Netflix is the same way.   No one really "loves" Netflix, with its hard-to-use interface and library of somewhat bizarre B movies, television shows, and documentaries.  But it is the only game in town, in terms of online streaming and mail-back DVDs.   Netflix killed off Blockbuster and other video rental stores, leaving a few sad kiosks in their place.  Netflix, for the time being, is the only game in town.

That could change - and suddenly.   If someone can come up with a better streaming service with better content (forget the DVD part) and a more user-friendly user interface (stop telling us what we want to watch!) they could steal away the market from Netflix.

First to market is often last in the marketplace.   AOL was the first big online portal.  It's gone.   Vonage was the first big VoIP provider.   Where are they now?  Online services are not hard to replicate, particularly once someone else has blazed the path.   Studios and other content providers could start their own streaming services - or steer their content elsewhere.  Other existing companies (Apple, Amazon, YouTube) are already trying the idea, and may come up with a better product - which wouldn't be all that hard.

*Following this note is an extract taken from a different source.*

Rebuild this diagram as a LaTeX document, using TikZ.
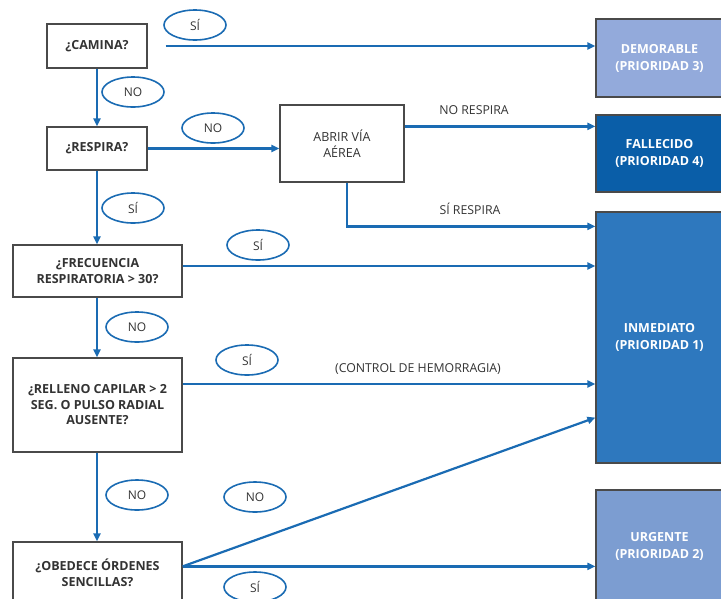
\documentclass[tikz,border=0pt]{standalone}
\usepackage{fontspec}
\setmainfont{Open Sans}
\usetikzlibrary{arrows.meta,shapes.geometric,calc}
\definecolor{flow}{HTML}{1A6BB3}
\definecolor{edge}{HTML}{4A4A4A}
\definecolor{ink}{HTML}{333333}
\definecolor{prioA}{HTML}{2E78BE}
\definecolor{prioB}{HTML}{7C9DD1}
\definecolor{prioC}{HTML}{93AADB}
\definecolor{prioD}{HTML}{0A5EA8}
\begin{document}
\begin{tikzpicture}[x=1pt,y=-1pt,
  question/.style={draw=edge, line width=1.2pt, fill=white, align=center,
    inner sep=0pt, text=ink, font=\fontsize{12.5}{15.5}\selectfont\bfseries},
  action/.style={question, font=\fontsize{12.5}{16}\selectfont},
  outcome/.style={draw=edge, line width=1.2pt, align=center, inner sep=0pt,
    text=white, minimum width=127pt, font=\fontsize{12.5}{17}\selectfont\bfseries},
  answer/.style={ellipse, draw=flow, line width=1.6pt, minimum width=62pt,
    minimum height=30pt, inner sep=0pt, text=ink, font=\fontsize{12}{14}\selectfont},
  note/.style={text=ink, inner sep=0pt, font=\fontsize{12.3}{14}\selectfont},
  flowline/.style={draw=flow, line width=2.2pt, -{Triangle[length=8pt,width=7pt]}}]
\useasboundingbox (0,0) rectangle (721,598);

% decision boxes on the left
\node[question, minimum width=100pt, minimum height=44pt] (camina) at (97,46) {¿CAMINA?};
\node[question, minimum width=100pt, minimum height=43pt] (respira) at (97,148.5) {¿RESPIRA?};
\node[action, minimum width=124pt, minimum height=77pt] (abrir) at (342,143.5) {ABRIR VÍA\\AÉREA};
\node[question, minimum width=169pt, minimum height=52pt] (frec) at (97.5,271) {¿FRECUENCIA\\RESPIRATORIA > 30?};
\node[question, minimum width=169pt, minimum height=94pt] (relleno) at (97.5,405) {¿RELLENO CAPILAR > 2\\SEG. O PULSO RADIAL\\AUSENTE?};
\node[question, minimum width=169pt, minimum height=62pt] (obedece) at (97.5,573) {¿OBEDECE ÓRDENES\\SENCILLAS?};

% priority boxes on the right
\node[outcome, fill=prioC, minimum height=78pt] (demorable) at (659.5,58) {DEMORABLE\\(PRIORIDAD 3)};
\node[outcome, fill=prioD, minimum height=77pt] (fallecido) at (659.5,153.5) {FALLECIDO\\(PRIORIDAD 4)};
\node[outcome, fill=prioA, minimum height=251pt] (inmediato) at (659.5,337.5) {INMEDIATO\\(PRIORIDAD 1)};
\node[outcome, fill=prioB, minimum height=112pt] (urgente) at (659.5,546) {URGENTE\\(PRIORIDAD 2)};

% connectors
\coordinate (caminaSi) at ($(camina.east)+(18,0)$);
\draw[flowline] (caminaSi) -- (demorable.west |- caminaSi);
\draw[flowline] (camina.south) -- (respira.north);
\draw[flowline] (respira.east) -- (abrir.west |- respira.east);
\coordinate (abrirNo) at ($(abrir.north east)+(0,22)$);
\draw[flowline] (abrirNo) -- (fallecido.west |- abrirNo);
\coordinate (abrirSi) at ($(abrir.south)+(5,0)$);
\coordinate (inmA) at ($(inmediato.north west)+(0,15)$);
\draw[flowline] (abrirSi) |- (inmA);
\draw[flowline] (respira.south) -- (respira.south |- frec.north);
\coordinate (frecSi) at ($(frec.east)+(0,-5)$);
\draw[flowline] (frecSi) -- (inmediato.west |- frecSi);
\draw[flowline] (frec.south -| respira.south) -- (respira.south |- relleno.north);
\coordinate (rellenoSi) at ($(relleno.east)+(0,-21)$);
\draw[flowline] (rellenoSi) -- (inmediato.west |- rellenoSi);
\draw[flowline] (relleno.south -| respira.south) -- (respira.south |- obedece.north);
\coordinate (obedeceOut) at ($(obedece.north east)+(0,25)$);
\coordinate (inmB) at ($(inmediato.south west)+(0,-46)$);
\draw[flowline] (obedeceOut) -- (inmB);
\draw[flowline] (obedeceOut) -- (urgente.west |- obedeceOut);

% answer tags
\node[answer] (tagA) at (195,25) {SÍ};
\node[answer] (tagB) at (133,92) {NO};
\node[answer] (tagC) at (213,128) {NO};
\node[answer] (tagD) at (133,208) {SÍ};
\node[answer] (tagE) at (258,245) {SÍ};
\node[answer] (tagF) at (137,327) {NO};
\node[answer] (tagG) at (247,360) {SÍ};
\node[answer] (tagH) at (137,495) {NO};
\node[answer] (tagI) at (255,497) {NO};
\node[answer] (tagJ) at (255,587) {SÍ};

% line notes
\node[note] (noteA) at (474,110) {NO RESPIRA};
\node[note] (noteB) at (470,209) {SÍ RESPIRA};
\node[note] (noteC) at (418,369) {(CONTROL DE HEMORRAGIA)};
\end{tikzpicture}
\end{document}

Netflix stock, like Apple, has shot up into the stratosphere in recent years.   This is due more to plebes investing in something they are familiar with, than with any real numerical analysis of the value of the company.  Yes, the company is profitable at $1.85 in earnings per share.  But of course none of this is paid back to shareholders in the form of dividends - not that it would matter.   With a P/E ratio of 206.07, such a dividend (even if all earnings were paid out) would amount to about a 0.5% rate of return on your investment.  This is pretty good for a savings bond, pretty piss-poor for a risky Internet investment.

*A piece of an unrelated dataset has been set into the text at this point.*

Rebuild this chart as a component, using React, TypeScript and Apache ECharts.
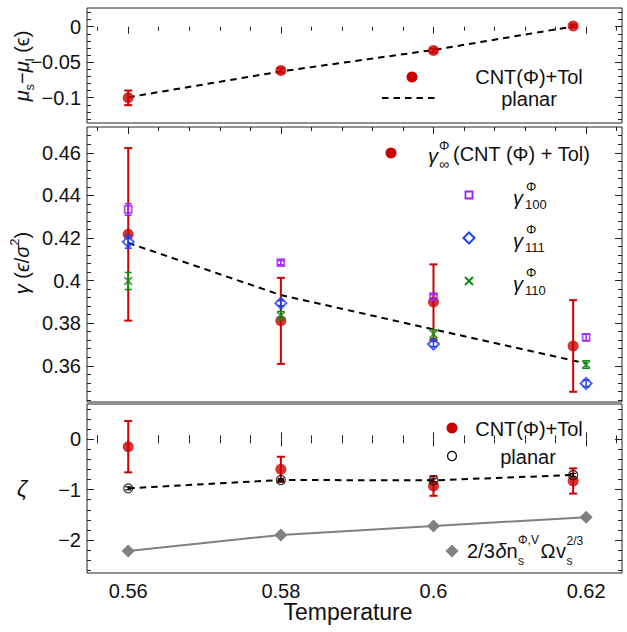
import { useEffect, useRef } from "react";
import * as echarts from "echarts";

// ---------------- data ----------------
const tempCNT = [0.56, 0.58, 0.6, 0.6183];
const tempFull = [0.56, 0.58, 0.6, 0.62];

// top panel: mu_s - mu_l
const muCNT = [-0.1002, -0.0616, -0.0336, 0.001];
const muCNTErr = [0.0103, 0.003, 0.003, 0.002];
const muPlanar = [-0.0994, -0.063, -0.0328, 0.0003];

// middle panel: gamma
const gammaInf = [0.4217, 0.3811, 0.3899, 0.3693];
const gammaInfErr = [0.0405, 0.0202, 0.0177, 0.0215];
const gamma100 = [0.4334, 0.4084, 0.3924, 0.3733];
const gamma100Err = [0.0027, 0.001, 0.001, 0.0015];
const gamma111 = [0.4182, 0.3894, 0.3702, 0.3517];
const gamma111Err = [0.003, 0.0012, 0.0012, 0.0015];
const gamma110 = [0.3998, 0.3835, 0.3749, 0.3606];
const gamma110Err = [0.004, 0.002, 0.002, 0.0018];
const gammaPlanar = [0.4177, 0.3932, 0.3771, 0.3611];

// bottom panel: zeta
const zetaCNT = [-0.146, -0.596, -0.927, -0.828];
const zetaCNTErr = [0.51, 0.25, 0.195, 0.25];
const zetaPlanar = [-0.974, -0.808, -0.815, -0.709];
const zetaPlanarErr = [0.03, 0.03, 0.03, 0.03];
const zetaGeom = [-2.219, -1.9, -1.72, -1.55];

// ticks
const xMajor = [0.56, 0.58, 0.6, 0.62];
const xMinor = [0.556, 0.564, 0.568, 0.572, 0.576, 0.584, 0.588, 0.592, 0.596, 0.604, 0.608, 0.612, 0.616, 0.624];
const muMajor = [0, -0.05, -0.1];
const muMinor = [0.02, 0.01, -0.01, -0.02, -0.03, -0.04, -0.06, -0.07, -0.08, -0.09, -0.11, -0.12, -0.13];
const gammaMajor = [0.36, 0.38, 0.4, 0.42, 0.44, 0.46];
const gammaMinor = [0.344, 0.348, 0.352, 0.356, 0.364, 0.368, 0.372, 0.376, 0.384, 0.388, 0.392, 0.396, 0.404, 0.408, 0.412, 0.416, 0.424, 0.428, 0.432, 0.436, 0.444, 0.448, 0.452, 0.456, 0.464, 0.468];
const zetaMajor = [0, -1, -2];
const zetaMinor = [0.6, 0.4, 0.2, -0.2, -0.4, -0.6, -0.8, -1.2, -1.4, -1.6, -1.8, -2.2, -2.4, -2.6];

// ---------------- style ----------------
const FONT = "'Liberation Sans', Arial, Helvetica, sans-serif";
const INK = "#222";
const TXT = "#111";
const RED = "#cc0000";
const PURPLE = "#a020f0";
const BLUE = "#2040f0";
const GREEN = "#108a10";
const GRAY = "#808080";

const X_RANGE: [number, number] = [0.5546, 0.6247];
const GRIDS = [
  { left: 87, right: 5, top: 8, height: 115, y: [-0.1356, 0.0263], major: muMajor, minor: muMinor },
  { left: 87, right: 5, top: 127, height: 275, y: [0.343, 0.4721], major: gammaMajor, minor: gammaMinor },
  { left: 87, right: 5, top: 404, height: 169, y: [-2.656, 0.702], major: zetaMajor, minor: zetaMinor },
];

const fmt = (v: number) => String(Math.round(v * 1000) / 1000).replace("-", "\u2212");

function tickAxis(kind: "x" | "y", grid: number, position: string, min: number, max: number, values: number[] | null, len: number, labels: boolean) {
  return {
    type: "value",
    gridIndex: grid,
    position,
    min,
    max,
    axisLine: { show: false },
    splitLine: { show: false },
    axisTick: values
      ? { show: true, inside: true, length: len, customValues: values, lineStyle: { color: INK, width: 1 } }
      : { show: false },
    axisLabel: labels
      ? { show: true, customValues: values, formatter: fmt, fontSize: 20, fontFamily: FONT, color: TXT, margin: kind === "x" ? 8 : 6 }
      : { show: false },
  };
}

function errSeries(xs: number[], ys: number[], es: number[], xi: number, yi: number, color: string, cap: number, lw: number, z: number) {
  return {
    type: "custom",
    xAxisIndex: xi,
    yAxisIndex: yi,
    z,
    silent: true,
    data: xs.map((x, i) => [x, ys[i] - es[i], ys[i] + es[i]]),
    encode: { x: 0, y: [1, 2] },
    renderItem: (_p: any, api: any) => {
      const x = api.value(0);
      const lo = api.coord([x, api.value(1)]);
      const hi = api.coord([x, api.value(2)]);
      const st = { stroke: color, lineWidth: lw };
      return {
        type: "group",
        children: [
          { type: "line", shape: { x1: lo[0], y1: lo[1], x2: hi[0], y2: hi[1] }, style: st },
          { type: "line", shape: { x1: lo[0] - cap, y1: lo[1], x2: lo[0] + cap, y2: lo[1] }, style: st },
          { type: "line", shape: { x1: hi[0] - cap, y1: hi[1], x2: hi[0] + cap, y2: hi[1] }, style: st },
        ],
      };
    },
  };
}

const zip = (xs: number[], ys: number[]) => xs.map((x, i) => [x, ys[i]]);

const XSYM = "path://M0,1.3L1.3,0L5,3.7L8.7,0L10,1.3L6.3,5L10,8.7L8.7,10L5,6.3L1.3,10L0,8.7L3.7,5Z";

function txt(x: number, y: number, text: string, size = 20, extra: any = {}, align = "center") {
  return {
    type: "text",
    x,
    y,
    silent: true,
    style: {
      text,
      fontSize: size,
      fontFamily: FONT,
      fill: TXT,
      align,
      verticalAlign: "middle",
      textAlign: align,
      textVerticalAlign: "middle",
      ...extra,
    },
  };
}

function buildOption() {
  const xAxes: any[] = [];
  const yAxes: any[] = [];
  const mainX: number[] = [];
  const mainY: number[] = [];
  GRIDS.forEach((g, gi) => {
    const [xmin, xmax] = X_RANGE;
    const [ymin, ymax] = g.y;
    const bottom = gi === 2;
    xAxes.push(tickAxis("x", gi, "bottom", xmin, xmax, bottom ? xMajor : null, 7, bottom));
    mainX.push(xAxes.length - 1);
    if (bottom) xAxes.push(tickAxis("x", gi, "bottom", xmin, xmax, xMinor, 4, false));
    xAxes.push(tickAxis("x", gi, "top", xmin, xmax, xMajor, 7, false));
    xAxes.push(tickAxis("x", gi, "top", xmin, xmax, xMinor, 4, false));
    yAxes.push(tickAxis("y", gi, "left", ymin, ymax, g.major, 7, true));
    mainY.push(yAxes.length - 1);
    yAxes.push(tickAxis("y", gi, "left", ymin, ymax, g.minor, 4, false));
    yAxes.push(tickAxis("y", gi, "right", ymin, ymax, g.major, 7, false));
    yAxes.push(tickAxis("y", gi, "right", ymin, ymax, g.minor, 4, false));
  });

  const dashed = { color: "#000", width: 2, type: [6.5, 5] as any };
  const series: any[] = [
    // top
    { type: "line", xAxisIndex: mainX[0], yAxisIndex: mainY[0], data: zip(tempCNT, muPlanar), symbol: "none", lineStyle: dashed, z: 2 },
    errSeries(tempCNT, muCNT, muCNTErr, mainX[0], mainY[0], RED, 4, 2, 3),
    { type: "scatter", xAxisIndex: mainX[0], yAxisIndex: mainY[0], data: zip(tempCNT, muCNT), symbol: "circle", symbolSize: 11, itemStyle: { color: RED }, z: 4 },

    // middle
    { type: "line", xAxisIndex: mainX[1], yAxisIndex: mainY[1], data: zip(tempFull, gammaPlanar), symbol: "none", lineStyle: dashed, z: 2 },
    errSeries(tempCNT, gammaInf, gammaInfErr, mainX[1], mainY[1], RED, 4, 2, 3),
    { type: "scatter", xAxisIndex: mainX[1], yAxisIndex: mainY[1], data: zip(tempCNT, gammaInf), symbol: "circle", symbolSize: 11, itemStyle: { color: RED }, z: 4 },
    errSeries(tempFull, gamma110, gamma110Err, mainX[1], mainY[1], GREEN, 3.5, 1.5, 5),
    { type: "scatter", xAxisIndex: mainX[1], yAxisIndex: mainY[1], data: zip(tempFull, gamma110), symbol: XSYM, symbolSize: 9, itemStyle: { color: GREEN }, z: 5 },
    errSeries(tempFull, gamma100, gamma100Err, mainX[1], mainY[1], PURPLE, 3.5, 1.5, 5),
    { type: "scatter", xAxisIndex: mainX[1], yAxisIndex: mainY[1], data: zip(tempFull, gamma100), symbol: "rect", symbolSize: 7, itemStyle: { color: "rgba(255,255,255,0)", borderColor: PURPLE, borderWidth: 1.8 }, z: 5 },
    errSeries(tempFull, gamma111, gamma111Err, mainX[1], mainY[1], BLUE, 3.5, 1.5, 5),
    { type: "scatter", xAxisIndex: mainX[1], yAxisIndex: mainY[1], data: zip(tempFull, gamma111), symbol: "diamond", symbolSize: [11, 11], itemStyle: { color: "rgba(255,255,255,0)", borderColor: BLUE, borderWidth: 2 }, z: 5 },

    // bottom
    { type: "line", xAxisIndex: mainX[2], yAxisIndex: mainY[2], data: zip(tempFull, zetaGeom), symbol: "diamond", symbolSize: 13, itemStyle: { color: GRAY }, lineStyle: { color: GRAY, width: 2 }, z: 2 },
    { type: "line", xAxisIndex: mainX[2], yAxisIndex: mainY[2], data: zip(tempCNT, zetaPlanar), symbol: "none", lineStyle: dashed, z: 2 },
    errSeries(tempCNT, zetaCNT, zetaCNTErr, mainX[2], mainY[2], RED, 4, 2, 3),
    { type: "scatter", xAxisIndex: mainX[2], yAxisIndex: mainY[2], data: zip(tempCNT, zetaCNT), symbol: "circle", symbolSize: 11, itemStyle: { color: RED }, z: 4 },
    errSeries(tempCNT, zetaPlanar, zetaPlanarErr, mainX[2], mainY[2], "#000", 3, 1.2, 5),
    { type: "scatter", xAxisIndex: mainX[2], yAxisIndex: mainY[2], data: zip(tempCNT, zetaPlanar), symbol: "circle", symbolSize: 9, itemStyle: { color: "rgba(255,255,255,0)", borderColor: "#000", borderWidth: 1.2 }, z: 5 },
  ];

  const rich = {
    m: { fontSize: 20, fontFamily: FONT, color: TXT, lineHeight: 28, verticalAlign: "middle" },
    i: { fontSize: 20, fontFamily: FONT, fontStyle: "italic", color: TXT, lineHeight: 28, verticalAlign: "middle" },
    s: { fontSize: 13, fontFamily: FONT, color: TXT, lineHeight: 14, verticalAlign: "bottom" },
    p: { fontSize: 13, fontFamily: FONT, color: TXT, lineHeight: 14, verticalAlign: "top" },
  };

  const graphic: any[] = [
    // axis names
    { ...txt(22, 66, "{i|μ}{s|s}{m|−}{i|μ}{s|l}{m| (ϵ)}", 20, { rich }), rotation: Math.PI / 2 },
    { ...txt(22, 263, "{i|γ}{m| (}{i|ϵ}{m|/}{i|σ}{p|2}{m|)}", 20, { rich }), rotation: Math.PI / 2 },
    txt(22, 488, "ζ", 22, { fontStyle: "italic" }),
    txt(348, 612, "Temperature", 23),

    // top legend
    { type: "circle", silent: true, shape: { cx: 412, cy: 77, r: 5.5 }, style: { fill: RED } },
    txt(529, 77, "CNT(Φ)+Tol"),
    { type: "line", silent: true, shape: { x1: 382, y1: 98, x2: 436, y2: 98 }, style: { stroke: "#000", lineWidth: 2, lineDash: [6.5, 5] } },
    txt(529, 99, "planar"),

    // middle legend
    { type: "circle", silent: true, shape: { cx: 391, cy: 153, r: 5.5 }, style: { fill: RED } },
    txt(428, 156, "γ", 20, { fontStyle: "italic" }, "left"),
    txt(439, 145, "Φ", 13, {}, "left"),
    txt(439, 164, "∞", 14, {}, "left"),
    txt(453, 154, "(CNT (Φ) + Tol)", 20, {}, "left"),

    { type: "rect", silent: true, shape: { x: 465.5, y: 191.5, width: 7, height: 7 }, style: { fill: "none", stroke: PURPLE, lineWidth: 1.8 } },
    txt(513, 198, "γ", 20, { fontStyle: "italic" }, "left"),
    txt(526, 186, "Φ", 13, {}, "left"),
    txt(525, 204, "100", 13, {}, "left"),

    { type: "polygon", silent: true, shape: { points: [[469, 232.5], [474.5, 238], [469, 243.5], [463.5, 238]] }, style: { fill: "none", stroke: BLUE, lineWidth: 2 } },
    txt(513, 241, "γ", 20, { fontStyle: "italic" }, "left"),
    txt(526, 229, "Φ", 13, {}, "left"),
    txt(525, 247, "111", 13, {}, "left"),

    { type: "line", silent: true, shape: { x1: 465, y1: 277, x2: 473, y2: 285 }, style: { stroke: GREEN, lineWidth: 2 } },
    { type: "line", silent: true, shape: { x1: 465, y1: 285, x2: 473, y2: 277 }, style: { stroke: GREEN, lineWidth: 2 } },
    txt(513, 284, "γ", 20, { fontStyle: "italic" }, "left"),
    txt(526, 272, "Φ", 13, {}, "left"),
    txt(525, 290, "110", 13, {}, "left"),

    // bottom legend
    { type: "circle", silent: true, shape: { cx: 452, cy: 428, r: 5.5 }, style: { fill: RED } },
    txt(529, 429, "CNT(Φ)+Tol"),
    { type: "circle", silent: true, shape: { cx: 452, cy: 456, r: 4.5 }, style: { fill: "#fff", stroke: "#000", lineWidth: 1.2 } },
    txt(528, 457, "planar"),
    { type: "polygon", silent: true, shape: { points: [[452, 544.5], [458.5, 551], [452, 557.5], [445.5, 551]] }, style: { fill: GRAY } },
    txt(467, 551, "2/3", 20, {}, "left"),
    txt(495.5, 551, "δ", 20, { fontStyle: "italic" }, "left"),
    txt(506.5, 551, "n", 20, {}, "left"),
    txt(518, 540, "Φ,V", 12, {}, "left"),
    txt(518, 561, "s", 12, {}, "left"),
    txt(540.5, 551, "Ω", 20, {}, "left"),
    txt(556, 551, "v", 20, {}, "left"),
    txt(566.5, 541, "2/3", 12, {}, "left"),
    txt(566.5, 561, "s", 12, {}, "left"),
  ];

  return {
    animation: false,
    backgroundColor: "#fff",
    textStyle: { fontFamily: FONT },
    grid: GRIDS.map((g) => ({ left: g.left, right: g.right, top: g.top, height: g.height, show: true, borderColor: INK, borderWidth: 1, backgroundColor: "transparent" })),
    xAxis: xAxes,
    yAxis: yAxes,
    series,
    graphic,
  };
}

export default function App() {
  const ref = useRef<HTMLDivElement>(null);
  useEffect(() => {
    document.body.style.margin = "0";
    const chart = echarts.init(ref.current!, null, { renderer: "svg" });
    chart.setOption(buildOption() as any);
    return () => chart.dispose();
  }, []);
  return <div ref={ref} style={{ width: 627, height: 632 }} />;
}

And if you don't think it is risky, look at the stock chart above closely.  The share price has taken quite a roller-coaster ride in the last four years.  Netflix has proven that they are more than capable of screwing the pooch, with the Quikster debacle, which caused the big dip in the chart you see above.  They want to "tweak" the business model, as Facebook does, but people don't really want the model changed - just better movies and more of them (and not an improved ratings prediction system or Facebook interface, thank you).

Even if you believe that Netflix is a sustainable business model that will become a blue-chip stock and major brand in the marketplace - with staying power measured in decades, not years, the price of the stock will have to come way down - or profits go way up - to correct the P/E ratio to something rational.

With tech stocks, most people are betting on the latter.  People buy Facebook stock or Linked-In stock, with fantastic P/E ratios, on the premise that "down the road" these companies will become wildly profitable, usually because they have a "monopoly" on some aspect of the market.  But trying to maintain a monopoly on some aspect of technology or the Internet is like shoveling water.

Apple had a brief monopoly on its iPod for music.   It still does.   But funny thing - in less than a decade, you don't see iPods anymore.   People now stream music over their phones, or "listen" to music on YouTube.   Having an actual iPod sort of marks you as a codger, in this day and age.  It is not that someone came up with a competing device (Microsoft tried, but failed) but that people just morphed to new technology entirely (streaming music).

I'll still continue to use Netflix - for the immediate future, anyway.   But increasingly, I am finding more and more content on YouTube (a possible competitor to Netflix for movie streaming).   After living through numerous online services (from Prodigy onward), I realize that on the Internet, what seems permanent one day, is often gone the next.  Last year's "must have" gadget ends up as a piece of e-trash, in a drawer, somewhere.

In fact, I would say the median time for a gadget or website to go from "hot" to "not" is about five years or so.  Netflix is about due for a turn on the spit.